The Secret to a Long Lasting Relationship

It’s a sad, cold day when a relationship experiences a trauma. Not all relationships have to experience lots of pain and heartache, but unfortunately, some do. The real truth is not all traumas break the relationship. Many people stay after being cheated on, being lied to, after periods of neglect because they feel the relationship is worth fighting for.

If you’re going through something devastating in a relationship, I would never tell you to stay if it doesn’t feel true to you. If you feel you can stay and forgive, then stay, but if you can’t, and staying feels like betraying yourself, then you should give yourself time to sort out your feelings and make your decision.

If you’re considering staying, know that there is responsibility on your part to make things work. Know, that it was and is never your fault is someone chooses to hurt you. Never let your love convince you that it was your fault either. However the responsibility is on you to be open to a new possibility. The responsibility is on you to read the signs and to communicate what you need, and to decide to leave when you feel like your partner isn’t giving you what you need.
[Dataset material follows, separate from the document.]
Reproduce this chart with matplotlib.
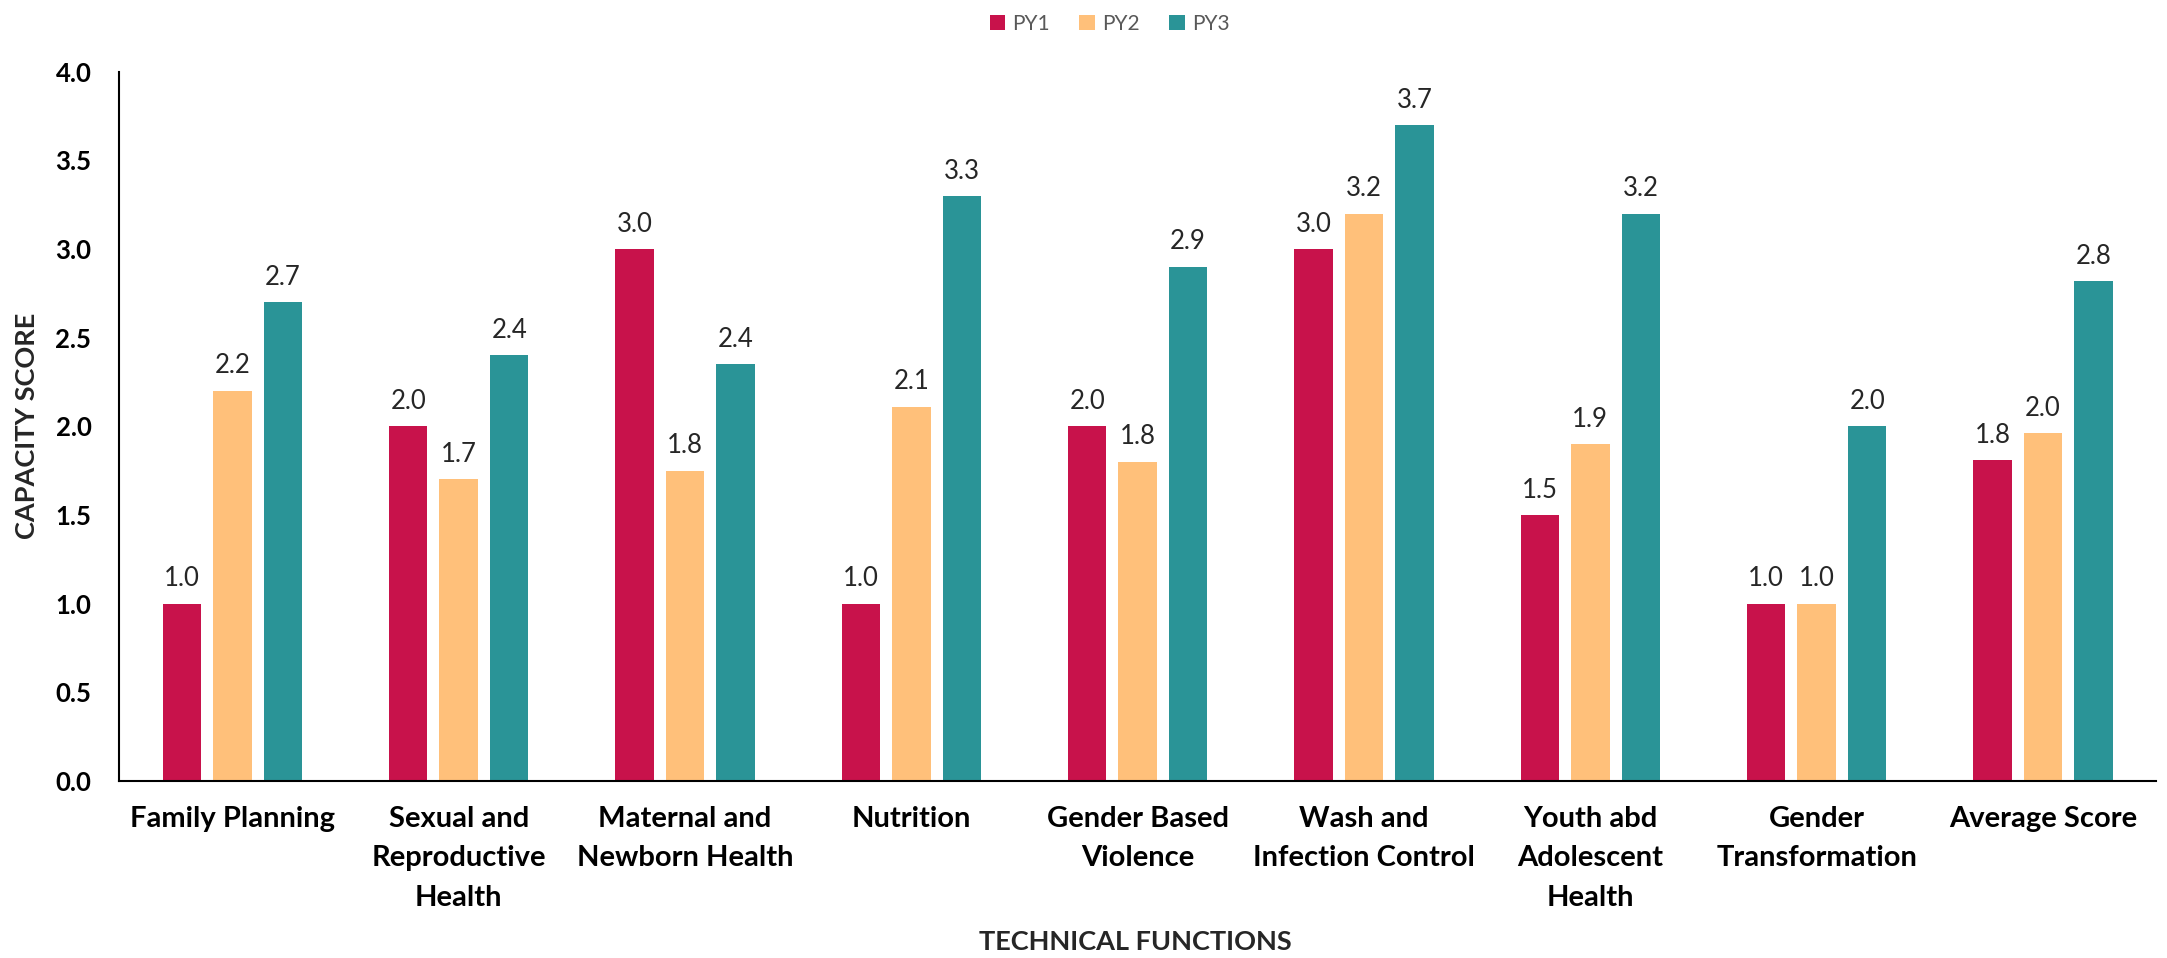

If you are the one who has hurt your partner, I can only imagine the amount of guilt you feel. You made a bad decision, but we all have made bad decisions. Have grace on yourself and know that you can make things right. There is still love in you to give. You can stop the behavior and there are things necessary for you to do, if your partner still loves and wants you, to restore love and trust again. With romantic relationships, you can always rewrite the story. Just keep patience and you have to constantly check your ego at the door when moments get tough.

However, what ultimately will decide the trajectory of your relationship is the level of empathy you display towards one another when hurt is involved. Are you comfortable putting your needs to the side at times to cover the needs of the one who is broken hearted?

True humility and empathy require you to not only apologize for your behavior but understand the impact of your actions. Which means, there might be some intentional cleanup for your actions, and so your relationship should adjust according to the needs that formulated out of the trauma.

Which means if you have a habit of lying, don’t be surprised if someone needs reassurance or asks you to prove what you’re saying.

It means if you’re a cheater, your partner might need you to be upfront about all of your relationships with the opposite gender.

This means if you used to constantly invalidate your loved one’s feelings and you’re trying to change, they may be hypersensitive or defensive for sometime.

Humility says I’m going to make a conscious decision to respond in the way they need to reassure them I’m not going to hurt them again. Most relationships fail because people just apologize or they change their behavior, but they don’t do anything to help with the impact, they leave the burden of healing solely on their partners. That isn’t healthy. Each person has a part to play in healing the relationship. The victim’s job is to work to forgive and trust, and the suspect’s job is to make it easier to do that by acknowledging and tending to the impact their hurt has caused.Egos are not welcomed in the process of restoration.